◆ **EXERCISE PROMPT**:
Your output is the lines from the first one to the one containing "mau = ['#f2f2f2', '#404040', '#808080']", repeated exactly, with images left out.

◆ **DATA EXTRACT**:

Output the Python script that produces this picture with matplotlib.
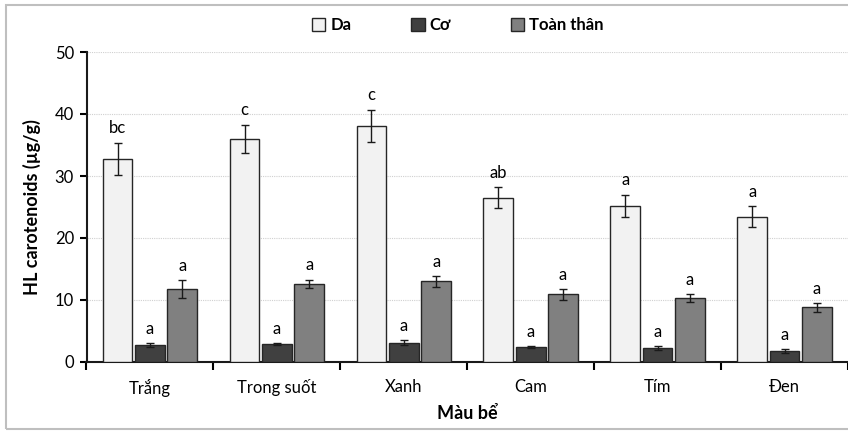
import numpy as np
import matplotlib
matplotlib.use("Agg")
import matplotlib.pyplot as plt
from matplotlib.patches import Rectangle

plt.rcParams['font.family'] = ['Lato', 'Noto Sans', 'DejaVu Sans']

# dữ liệu
nhom = ['Trắng', 'Trong suốt', 'Xanh', 'Cam', 'Tím', 'Đen']
chuoi = ['Da', 'Cơ', 'Toàn thân']
da = [32.8, 36.0, 38.1, 26.5, 25.2, 23.4]
co = [2.8, 2.9, 3.1, 2.4, 2.3, 1.8]
toan_than = [11.8, 12.6, 13.0, 10.9, 10.3, 8.8]
sd_da = [2.6, 2.3, 2.6, 1.7, 1.8, 1.7]
sd_co = [0.3, 0.2, 0.4, 0.2, 0.3, 0.3]
sd_tt = [1.4, 0.7, 0.9, 0.85, 0.7, 0.7]
chu_da = ['bc', 'c', 'c', 'ab', 'a', 'a']
chu_co = ['a'] * 6
chu_tt = ['a'] * 6

mau = ['#f2f2f2', '#404040', '#808080']

fig = plt.figure(figsize=(8.48, 4.32), dpi=100)
# khung viền ngoài
fig.patches.append(Rectangle((6 / 848, 3 / 432), 1.0, 424 / 432, transform=fig.transFigure,
                             fill=False, edgecolor='#bfbfbf', linewidth=1.5, zorder=0))

left = 86.5 / 848
ax = fig.add_axes([left, 70 / 432, 1 - left, 310 / 432])

x = np.arange(len(nhom))
w = 0.234
buoc = 0.255
gia_tri = [da, co, toan_than]
sai_so = [sd_da, sd_co, sd_tt]
chu = [chu_da, chu_co, chu_tt]
for k in range(3):
    xs = x + (k - 1) * buoc
    ax.bar(xs, gia_tri[k], width=w, color=mau[k], edgecolor='#262626', linewidth=1.0,
           label=chuoi[k], zorder=3)
    ax.errorbar(xs, gia_tri[k], yerr=sai_so[k], fmt='none', ecolor='#1a1a1a',
                elinewidth=1.0, capsize=3, capthick=1.0, zorder=4)
    for xi, v, e, t in zip(xs, gia_tri[k], sai_so[k], chu[k]):
        ax.text(xi, v + e + 1.0, t, ha='center', va='bottom', fontsize=12, zorder=5)

ax.set_xlim(-0.5, -0.5 + (848 - 86.5) / 128.3)
ax.set_ylim(0, 50)
ax.set_yticks([0, 10, 20, 30, 40, 50])
ax.yaxis.grid(True, linestyle=(0, (1, 1)), color='#d0d0d0', linewidth=0.8, zorder=0)
ax.set_axisbelow(True)

ax.set_xticks(np.arange(len(nhom) + 1) - 0.5)
ax.set_xticklabels([])
ax.set_xticks(x, minor=True)
ax.set_xticklabels(nhom, minor=True, fontsize=12)
ax.tick_params(axis='x', which='major', length=6, width=1.5, direction='out')
ax.tick_params(axis='x', which='minor', length=0, pad=12)
ax.tick_params(axis='y', length=5, width=1.5, labelsize=12, pad=4)

for s in ['top', 'right']:
    ax.spines[s].set_visible(False)
for s in ['left', 'bottom']:
    ax.spines[s].set_linewidth(1.5)
    ax.spines[s].set_color('#1a1a1a')

ax.set_ylabel('HL carotenoids (µg/g)', fontsize=13, fontweight='bold', labelpad=10)
ax.set_xlabel('Màu bể', fontsize=13, fontweight='bold', labelpad=6)

fig.legend(loc='center', bbox_to_anchor=(458 / 848, 1 - 25 / 432), ncol=3, frameon=False,
           prop={'weight': 'bold', 'size': 12}, handlelength=0.8, handleheight=0.8,
           handletextpad=0.3, columnspacing=3.6)

fig.savefig('out.png', dpi=100)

◆ **SOLUTION FOR THIS TASK**:
Output the Python script that produces this picture with matplotlib.
import numpy as np
import matplotlib
matplotlib.use("Agg")
import matplotlib.pyplot as plt
from matplotlib.patches import Rectangle

plt.rcParams['font.family'] = ['Lato', 'Noto Sans', 'DejaVu Sans']

# dữ liệu
nhom = ['Trắng', 'Trong suốt', 'Xanh', 'Cam', 'Tím', 'Đen']
chuoi = ['Da', 'Cơ', 'Toàn thân']
da = [32.8, 36.0, 38.1, 26.5, 25.2, 23.4]
co = [2.8, 2.9, 3.1, 2.4, 2.3, 1.8]
toan_than = [11.8, 12.6, 13.0, 10.9, 10.3, 8.8]
sd_da = [2.6, 2.3, 2.6, 1.7, 1.8, 1.7]
sd_co = [0.3, 0.2, 0.4, 0.2, 0.3, 0.3]
sd_tt = [1.4, 0.7, 0.9, 0.85, 0.7, 0.7]
chu_da = ['bc', 'c', 'c', 'ab', 'a', 'a']
chu_co = ['a'] * 6
chu_tt = ['a'] * 6

mau = ['#f2f2f2', '#404040', '#808080']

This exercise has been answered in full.